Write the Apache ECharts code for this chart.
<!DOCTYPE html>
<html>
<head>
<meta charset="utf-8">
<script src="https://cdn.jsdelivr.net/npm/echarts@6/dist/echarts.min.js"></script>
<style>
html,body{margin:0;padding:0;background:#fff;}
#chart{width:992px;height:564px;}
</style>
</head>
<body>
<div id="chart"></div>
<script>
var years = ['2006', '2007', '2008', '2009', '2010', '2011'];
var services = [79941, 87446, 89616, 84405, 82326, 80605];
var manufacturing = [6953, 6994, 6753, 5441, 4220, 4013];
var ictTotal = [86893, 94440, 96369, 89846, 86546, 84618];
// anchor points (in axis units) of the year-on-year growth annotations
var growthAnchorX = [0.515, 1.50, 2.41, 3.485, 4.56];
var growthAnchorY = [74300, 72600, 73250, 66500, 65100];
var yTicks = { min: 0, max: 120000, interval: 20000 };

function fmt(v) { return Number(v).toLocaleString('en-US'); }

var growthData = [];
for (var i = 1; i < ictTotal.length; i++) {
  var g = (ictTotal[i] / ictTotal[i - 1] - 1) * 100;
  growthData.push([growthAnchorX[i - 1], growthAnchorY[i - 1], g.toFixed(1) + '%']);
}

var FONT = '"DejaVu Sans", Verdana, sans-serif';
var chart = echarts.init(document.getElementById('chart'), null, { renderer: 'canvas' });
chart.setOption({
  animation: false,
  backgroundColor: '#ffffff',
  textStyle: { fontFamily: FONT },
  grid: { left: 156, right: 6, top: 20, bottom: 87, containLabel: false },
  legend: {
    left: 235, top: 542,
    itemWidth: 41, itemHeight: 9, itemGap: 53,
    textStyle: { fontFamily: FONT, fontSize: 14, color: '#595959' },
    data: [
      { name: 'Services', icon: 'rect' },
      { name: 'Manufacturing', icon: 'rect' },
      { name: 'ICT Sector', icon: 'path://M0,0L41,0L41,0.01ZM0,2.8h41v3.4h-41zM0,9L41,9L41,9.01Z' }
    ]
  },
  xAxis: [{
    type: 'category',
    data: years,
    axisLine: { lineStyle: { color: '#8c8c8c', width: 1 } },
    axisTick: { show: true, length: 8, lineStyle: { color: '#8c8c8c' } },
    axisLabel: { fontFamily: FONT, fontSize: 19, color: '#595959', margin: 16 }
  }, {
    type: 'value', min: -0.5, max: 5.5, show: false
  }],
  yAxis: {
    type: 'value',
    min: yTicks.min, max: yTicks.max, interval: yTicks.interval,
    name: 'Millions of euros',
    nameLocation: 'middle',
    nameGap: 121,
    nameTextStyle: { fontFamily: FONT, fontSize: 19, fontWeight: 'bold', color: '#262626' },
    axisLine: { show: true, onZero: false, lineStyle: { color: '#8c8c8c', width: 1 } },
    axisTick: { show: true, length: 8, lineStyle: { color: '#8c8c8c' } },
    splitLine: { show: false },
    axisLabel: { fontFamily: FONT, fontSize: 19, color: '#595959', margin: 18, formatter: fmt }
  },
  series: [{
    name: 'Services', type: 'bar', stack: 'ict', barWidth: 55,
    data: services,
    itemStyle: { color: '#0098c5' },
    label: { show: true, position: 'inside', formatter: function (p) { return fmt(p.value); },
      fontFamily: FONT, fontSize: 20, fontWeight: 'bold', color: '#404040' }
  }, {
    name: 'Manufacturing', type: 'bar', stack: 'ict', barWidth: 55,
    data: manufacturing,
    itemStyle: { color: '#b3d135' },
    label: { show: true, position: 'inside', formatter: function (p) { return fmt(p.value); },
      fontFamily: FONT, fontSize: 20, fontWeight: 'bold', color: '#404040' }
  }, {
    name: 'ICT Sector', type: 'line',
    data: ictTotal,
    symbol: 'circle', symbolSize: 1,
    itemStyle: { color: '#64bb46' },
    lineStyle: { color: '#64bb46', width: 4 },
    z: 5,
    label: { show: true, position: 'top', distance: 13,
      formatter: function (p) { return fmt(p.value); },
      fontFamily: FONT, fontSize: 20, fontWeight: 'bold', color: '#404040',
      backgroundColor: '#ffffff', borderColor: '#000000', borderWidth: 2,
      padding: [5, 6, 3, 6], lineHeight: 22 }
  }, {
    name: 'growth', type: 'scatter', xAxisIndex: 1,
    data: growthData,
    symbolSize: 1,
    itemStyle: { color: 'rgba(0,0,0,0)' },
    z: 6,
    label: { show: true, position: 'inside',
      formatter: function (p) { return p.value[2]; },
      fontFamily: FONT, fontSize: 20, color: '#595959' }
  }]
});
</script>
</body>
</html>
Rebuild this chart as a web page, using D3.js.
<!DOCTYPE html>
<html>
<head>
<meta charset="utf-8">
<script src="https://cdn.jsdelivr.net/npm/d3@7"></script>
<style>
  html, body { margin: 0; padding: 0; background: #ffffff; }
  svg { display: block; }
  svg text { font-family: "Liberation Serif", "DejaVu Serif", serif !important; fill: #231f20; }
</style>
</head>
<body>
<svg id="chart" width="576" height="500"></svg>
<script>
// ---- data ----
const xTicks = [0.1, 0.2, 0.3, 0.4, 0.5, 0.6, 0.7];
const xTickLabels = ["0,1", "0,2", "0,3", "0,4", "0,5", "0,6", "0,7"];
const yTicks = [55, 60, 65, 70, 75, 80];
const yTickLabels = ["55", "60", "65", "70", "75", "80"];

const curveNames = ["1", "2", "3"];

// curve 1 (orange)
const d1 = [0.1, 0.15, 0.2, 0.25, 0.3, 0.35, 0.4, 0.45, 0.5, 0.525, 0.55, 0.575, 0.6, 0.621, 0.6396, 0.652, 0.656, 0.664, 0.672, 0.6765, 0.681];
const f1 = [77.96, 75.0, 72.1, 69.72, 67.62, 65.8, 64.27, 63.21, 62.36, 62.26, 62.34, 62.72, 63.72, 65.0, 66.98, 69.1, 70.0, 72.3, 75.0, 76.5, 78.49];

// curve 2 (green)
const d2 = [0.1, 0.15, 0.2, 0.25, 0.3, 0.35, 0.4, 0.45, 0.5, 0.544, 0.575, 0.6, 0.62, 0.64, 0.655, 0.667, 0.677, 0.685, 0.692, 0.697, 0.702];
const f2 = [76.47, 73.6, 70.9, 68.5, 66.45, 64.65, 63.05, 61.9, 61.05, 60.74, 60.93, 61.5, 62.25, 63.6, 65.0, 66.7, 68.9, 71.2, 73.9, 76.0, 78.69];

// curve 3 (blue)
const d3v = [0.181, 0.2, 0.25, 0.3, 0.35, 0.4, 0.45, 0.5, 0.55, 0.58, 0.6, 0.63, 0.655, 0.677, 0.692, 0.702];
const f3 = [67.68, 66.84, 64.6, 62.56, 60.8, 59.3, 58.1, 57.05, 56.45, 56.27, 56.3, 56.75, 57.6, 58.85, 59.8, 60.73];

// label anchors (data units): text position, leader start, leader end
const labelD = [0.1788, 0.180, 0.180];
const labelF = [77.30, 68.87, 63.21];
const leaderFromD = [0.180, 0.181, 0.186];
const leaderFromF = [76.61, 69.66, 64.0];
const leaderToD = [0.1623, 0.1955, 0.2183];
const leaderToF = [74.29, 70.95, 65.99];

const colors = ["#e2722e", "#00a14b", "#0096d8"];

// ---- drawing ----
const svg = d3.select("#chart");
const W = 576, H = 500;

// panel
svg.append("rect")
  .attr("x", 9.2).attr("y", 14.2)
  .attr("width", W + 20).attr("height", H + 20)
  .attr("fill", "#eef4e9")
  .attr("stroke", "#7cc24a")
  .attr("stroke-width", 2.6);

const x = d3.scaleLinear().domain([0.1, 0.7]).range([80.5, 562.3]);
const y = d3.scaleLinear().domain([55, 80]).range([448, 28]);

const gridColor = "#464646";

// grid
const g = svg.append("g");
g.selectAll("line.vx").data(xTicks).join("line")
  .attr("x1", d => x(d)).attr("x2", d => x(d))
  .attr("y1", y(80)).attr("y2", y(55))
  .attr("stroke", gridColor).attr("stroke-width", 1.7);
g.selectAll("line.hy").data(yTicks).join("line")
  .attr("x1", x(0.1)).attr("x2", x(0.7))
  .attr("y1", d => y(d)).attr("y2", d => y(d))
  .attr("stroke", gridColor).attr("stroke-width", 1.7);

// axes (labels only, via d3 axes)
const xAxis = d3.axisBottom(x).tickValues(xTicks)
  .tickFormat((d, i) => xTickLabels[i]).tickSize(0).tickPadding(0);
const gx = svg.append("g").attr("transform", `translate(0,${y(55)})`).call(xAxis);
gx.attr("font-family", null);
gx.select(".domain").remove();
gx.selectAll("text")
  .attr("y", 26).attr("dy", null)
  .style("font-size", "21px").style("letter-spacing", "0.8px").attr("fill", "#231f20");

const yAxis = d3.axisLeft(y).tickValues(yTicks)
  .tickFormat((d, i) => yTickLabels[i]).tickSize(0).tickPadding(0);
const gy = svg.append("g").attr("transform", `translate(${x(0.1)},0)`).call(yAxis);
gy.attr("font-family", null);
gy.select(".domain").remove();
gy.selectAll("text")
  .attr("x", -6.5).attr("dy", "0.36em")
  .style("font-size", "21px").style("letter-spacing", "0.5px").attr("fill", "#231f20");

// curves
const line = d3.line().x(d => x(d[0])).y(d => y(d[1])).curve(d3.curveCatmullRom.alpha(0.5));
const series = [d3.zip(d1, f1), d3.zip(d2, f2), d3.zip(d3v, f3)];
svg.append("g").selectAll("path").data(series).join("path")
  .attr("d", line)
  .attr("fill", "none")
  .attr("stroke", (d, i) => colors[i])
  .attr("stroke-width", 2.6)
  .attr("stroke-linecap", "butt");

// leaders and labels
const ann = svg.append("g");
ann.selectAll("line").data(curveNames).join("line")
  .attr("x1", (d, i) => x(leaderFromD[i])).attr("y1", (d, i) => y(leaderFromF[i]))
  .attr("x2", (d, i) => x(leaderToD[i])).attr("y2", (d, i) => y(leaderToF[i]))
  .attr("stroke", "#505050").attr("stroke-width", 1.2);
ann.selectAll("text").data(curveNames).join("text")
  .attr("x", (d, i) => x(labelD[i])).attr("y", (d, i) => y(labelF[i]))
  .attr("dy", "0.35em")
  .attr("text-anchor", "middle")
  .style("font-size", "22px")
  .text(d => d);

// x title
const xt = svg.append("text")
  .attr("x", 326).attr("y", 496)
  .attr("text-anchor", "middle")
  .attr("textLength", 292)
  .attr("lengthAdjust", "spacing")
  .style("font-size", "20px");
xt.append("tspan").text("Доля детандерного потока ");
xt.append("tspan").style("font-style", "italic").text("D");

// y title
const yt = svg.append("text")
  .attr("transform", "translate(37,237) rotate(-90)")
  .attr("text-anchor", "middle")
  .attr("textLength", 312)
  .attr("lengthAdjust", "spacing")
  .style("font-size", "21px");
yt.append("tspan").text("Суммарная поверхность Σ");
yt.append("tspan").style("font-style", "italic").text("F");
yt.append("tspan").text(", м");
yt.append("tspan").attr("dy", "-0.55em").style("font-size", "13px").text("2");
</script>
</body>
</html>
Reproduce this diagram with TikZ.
====
# Exercise goal:
Copy the records above exactly, beginning at the line that contains "Rebuild this chart" and stopping after the line that contains "const W = 576, H = 500;".

# Final answer:
Rebuild this chart as a web page, using D3.js.
<!DOCTYPE html>
<html>
<head>
<meta charset="utf-8">
<script src="https://cdn.jsdelivr.net/npm/d3@7"></script>
<style>
  html, body { margin: 0; padding: 0; background: #ffffff; }
  svg { display: block; }
  svg text { font-family: "Liberation Serif", "DejaVu Serif", serif !important; fill: #231f20; }
</style>
</head>
<body>
<svg id="chart" width="576" height="500"></svg>
<script>
// ---- data ----
const xTicks = [0.1, 0.2, 0.3, 0.4, 0.5, 0.6, 0.7];
const xTickLabels = ["0,1", "0,2", "0,3", "0,4", "0,5", "0,6", "0,7"];
const yTicks = [55, 60, 65, 70, 75, 80];
const yTickLabels = ["55", "60", "65", "70", "75", "80"];

const curveNames = ["1", "2", "3"];

// curve 1 (orange)
const d1 = [0.1, 0.15, 0.2, 0.25, 0.3, 0.35, 0.4, 0.45, 0.5, 0.525, 0.55, 0.575, 0.6, 0.621, 0.6396, 0.652, 0.656, 0.664, 0.672, 0.6765, 0.681];
const f1 = [77.96, 75.0, 72.1, 69.72, 67.62, 65.8, 64.27, 63.21, 62.36, 62.26, 62.34, 62.72, 63.72, 65.0, 66.98, 69.1, 70.0, 72.3, 75.0, 76.5, 78.49];

// curve 2 (green)
const d2 = [0.1, 0.15, 0.2, 0.25, 0.3, 0.35, 0.4, 0.45, 0.5, 0.544, 0.575, 0.6, 0.62, 0.64, 0.655, 0.667, 0.677, 0.685, 0.692, 0.697, 0.702];
const f2 = [76.47, 73.6, 70.9, 68.5, 66.45, 64.65, 63.05, 61.9, 61.05, 60.74, 60.93, 61.5, 62.25, 63.6, 65.0, 66.7, 68.9, 71.2, 73.9, 76.0, 78.69];

// curve 3 (blue)
const d3v = [0.181, 0.2, 0.25, 0.3, 0.35, 0.4, 0.45, 0.5, 0.55, 0.58, 0.6, 0.63, 0.655, 0.677, 0.692, 0.702];
const f3 = [67.68, 66.84, 64.6, 62.56, 60.8, 59.3, 58.1, 57.05, 56.45, 56.27, 56.3, 56.75, 57.6, 58.85, 59.8, 60.73];

// label anchors (data units): text position, leader start, leader end
const labelD = [0.1788, 0.180, 0.180];
const labelF = [77.30, 68.87, 63.21];
const leaderFromD = [0.180, 0.181, 0.186];
const leaderFromF = [76.61, 69.66, 64.0];
const leaderToD = [0.1623, 0.1955, 0.2183];
const leaderToF = [74.29, 70.95, 65.99];

const colors = ["#e2722e", "#00a14b", "#0096d8"];

// ---- drawing ----
const svg = d3.select("#chart");
const W = 576, H = 500;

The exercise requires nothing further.